No big deal, right? Until something breaks in production and now you have to wait for multiple approvals before you can even begin to troubleshoot. "I guess it'll have to stay down until tomorrow."

The way systems like this usually get implemented is there's an approval chain: First, your boss must approve the request and then the owner of the resource. Except that's only the most basic case. For production systems, you'll often have a much more complicated approval chain where your boss is just one of many individuals that need to approve such requests.

The end result is a (compounding) inefficiency that slows down everything.

Then there's AI: Management wants to automate as much as possible—which is a fine thing and entirely doable!—except you have this system where making changes requires approvals at many steps. So you actually can't "automate all the things" because the policy prevents it.
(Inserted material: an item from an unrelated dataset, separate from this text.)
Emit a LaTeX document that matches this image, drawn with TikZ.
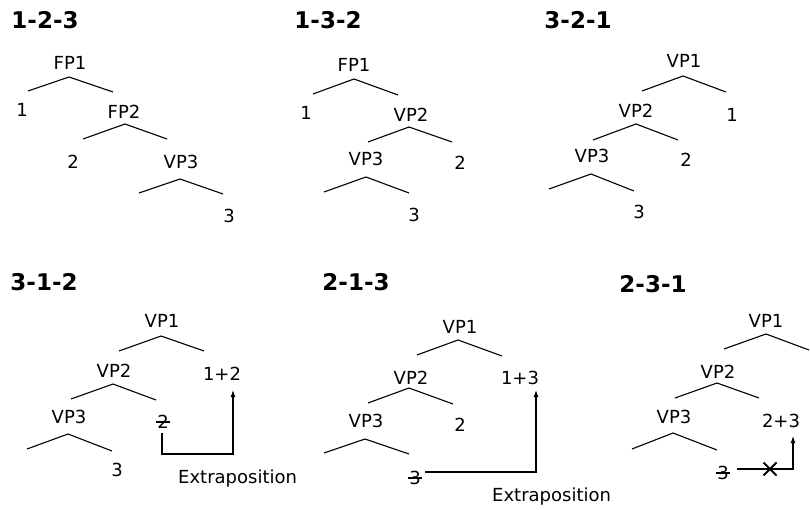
\documentclass[tikz,border=0pt]{standalone}
\usepackage{fontspec}
\setmainfont{DejaVu Sans}
\usetikzlibrary{arrows.meta}
\begin{document}
\begin{tikzpicture}[x=1pt,y=-1pt,
 lbl/.style={inner sep=0pt, font=\fontsize{18}{21}\selectfont},
 head/.style={inner sep=0pt, font=\fontsize{23}{27}\selectfont\bfseries},
 branch/.style={line width=1.1pt},
 arr/.style={line width=1.1pt, -{Latex[length=7pt,width=5pt]}},
 strike/.style={line width=1.1pt}]
\useasboundingbox (0,0) rectangle (810,510);

% ---------- Panel 1: 1-2-3
\node[head] (h1) at (45,20) {1-2-3};
\node[lbl] (a1) at (70,63) {FP1};
\coordinate (a1t) at (69,77); \coordinate (a1l) at (28,91); \coordinate (a1r) at (113,92);
\draw[branch] (a1l) -- (a1t) -- (a1r);
\node[lbl] (a1n) at (22,110) {1};
\node[lbl] (a2) at (124,112) {FP2};
\coordinate (a2t) at (125,124); \coordinate (a2l) at (83,139); \coordinate (a2r) at (167,139);
\draw[branch] (a2l) -- (a2t) -- (a2r);
\node[lbl] (a2n) at (73,162) {2};
\node[lbl] (a3) at (181,162) {VP3};
\coordinate (a3t) at (180,179); \coordinate (a3l) at (139,193); \coordinate (a3r) at (223,194);
\draw[branch] (a3l) -- (a3t) -- (a3r);
\node[lbl] (a3n) at (229,216) {3};

% ---------- Panel 2: 1-3-2
\node[head] (h2) at (328,20) {1-3-2};
\node[lbl] (b1) at (354,65) {FP1};
\coordinate (b1t) at (354,79); \coordinate (b1l) at (313,94); \coordinate (b1r) at (398,95);
\draw[branch] (b1l) -- (b1t) -- (b1r);
\node[lbl] (b1n) at (306,113) {1};
\node[lbl] (b2) at (411,115) {VP2};
\coordinate (b2t) at (409,127); \coordinate (b2l) at (368,142); \coordinate (b2r) at (452,142);
\draw[branch] (b2l) -- (b2t) -- (b2r);
\node[lbl] (b2n) at (460,163) {2};
\node[lbl] (b3) at (366,159) {VP3};
\coordinate (b3t) at (366,177); \coordinate (b3l) at (324,192); \coordinate (b3r) at (409,193);
\draw[branch] (b3l) -- (b3t) -- (b3r);
\node[lbl] (b3n) at (414,215) {3};

% ---------- Panel 3: 3-2-1
\node[head] (h3) at (578,20) {3-2-1};
\node[lbl] (c1) at (684,61) {VP1};
\coordinate (c1t) at (683,76); \coordinate (c1l) at (642,91); \coordinate (c1r) at (726,92);
\draw[branch] (c1l) -- (c1t) -- (c1r);
\node[lbl] (c1n) at (732,115) {1};
\node[lbl] (c2) at (636,111) {VP2};
\coordinate (c2t) at (636,124); \coordinate (c2l) at (593,140); \coordinate (c2r) at (678,140);
\draw[branch] (c2l) -- (c2t) -- (c2r);
\node[lbl] (c2n) at (686,160) {2};
\node[lbl] (c3) at (592,156) {VP3};
\coordinate (c3t) at (591,174); \coordinate (c3l) at (549,189); \coordinate (c3r) at (634,191);
\draw[branch] (c3l) -- (c3t) -- (c3r);
\node[lbl] (c3n) at (639,212) {3};

% ---------- Panel 4: 3-1-2
\node[head] (h4) at (44,282) {3-1-2};
\node[lbl] (d1) at (162,321) {VP1};
\coordinate (d1t) at (161,336); \coordinate (d1l) at (119,351); \coordinate (d1r) at (204,351);
\draw[branch] (d1l) -- (d1t) -- (d1r);
\node[lbl] (d1n) at (222,374) {1+2};
\node[lbl] (d2) at (114,371) {VP2};
\coordinate (d2t) at (113,384); \coordinate (d2l) at (71,399); \coordinate (d2r) at (156,400);
\draw[branch] (d2l) -- (d2t) -- (d2r);
\node[lbl] (d2n) at (163,422) {2};
\draw[strike] ([xshift=-1pt]d2n.west) -- ([xshift=1pt]d2n.east);
\node[lbl] (d3) at (69,417) {VP3};
\coordinate (d3t) at (68,434); \coordinate (d3l) at (27,449); \coordinate (d3r) at (112,451);
\draw[branch] (d3l) -- (d3t) -- (d3r);
\node[lbl] (d3n) at (117,470) {3};
\coordinate (d4s) at (162,433); \coordinate (d4c) at (162,454); \coordinate (d4e) at (233,390);
\draw[arr] (d4s) -- (d4c) -| (d4e);
\node[lbl, anchor=base west] (d5) at (178,483) {Extraposition};

% ---------- Panel 5: 2-1-3
\node[head] (h5) at (356,282) {2-1-3};
\node[lbl] (e1) at (460,327) {VP1};
\coordinate (e1t) at (458,340); \coordinate (e1l) at (417,355); \coordinate (e1r) at (502,356);
\draw[branch] (e1l) -- (e1t) -- (e1r);
\node[lbl] (e1n) at (520,378) {1+3};
\node[lbl] (e2) at (411,378) {VP2};
\coordinate (e2t) at (409,388); \coordinate (e2l) at (368,403); \coordinate (e2r) at (453,404);
\draw[branch] (e2l) -- (e2t) -- (e2r);
\node[lbl] (e2n) at (460,425) {2};
\node[lbl] (e3) at (366,421) {VP3};
\coordinate (e3t) at (365,439); \coordinate (e3l) at (324,453); \coordinate (e3r) at (409,454);
\draw[branch] (e3l) -- (e3t) -- (e3r);
\node[lbl] (e3n) at (415,478) {3};
\draw[strike] ([xshift=-1pt]e3n.west) -- ([xshift=1pt]e3n.east);
\coordinate (e4s) at (425,472); \coordinate (e4e) at (536,390);
\draw[arr] (e4s) -| (e4e);
\node[lbl, anchor=base west] (e5) at (492,501) {Extraposition};

% ---------- Panel 6: 2-3-1
\node[head] (h6) at (653,284) {2-3-1};
\node[lbl] (f1) at (766,321) {VP1};
\coordinate (f1t) at (766,334); \coordinate (f1l) at (724,349); \coordinate (f1r) at (809,350);
\draw[branch] (f1l) -- (f1t) -- (f1r);
\node[lbl] (f2) at (718,372) {VP2};
\coordinate (f2t) at (717,383); \coordinate (f2l) at (675,398); \coordinate (f2r) at (759,398);
\draw[branch] (f2l) -- (f2t) -- (f2r);
\node[lbl] (f2n) at (781,421) {2+3};
\node[lbl] (f3) at (674,417) {VP3};
\coordinate (f3t) at (673,433); \coordinate (f3l) at (632,449); \coordinate (f3r) at (717,450);
\draw[branch] (f3l) -- (f3t) -- (f3r);
\node[lbl] (f3n) at (723,473) {3};
\draw[strike] ([xshift=-1pt]f3n.west) -- ([xshift=1pt]f3n.east);
\coordinate (f4s) at (737,469); \coordinate (f4e) at (793,436);
\draw[arr] (f4s) -| (f4e);
\coordinate (fx) at (770,469);
\draw[line width=1.8pt] ([shift={(-6.5,-6.5)}]fx) -- ([shift={(6.5,6.5)}]fx)
                        ([shift={(-6.5,6.5)}]fx) -- ([shift={(6.5,-6.5)}]fx);
\end{tikzpicture}
\end{document}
To add to that, the roles also need to be identified.

When some obscure thing breaks you either need to go on a quest to understand which are all the roles involved in fixing it, or send a much vaguer "let me do X and Y" request to the approval chain and have them figure it out on their end.

And as the approval agents aren't the ones fixing the issue, it's a back and forth of "can you do X?" "no, I'm locked at Y" "ok. then how about now ?"

Overprovisioning at least some key people is a fatality.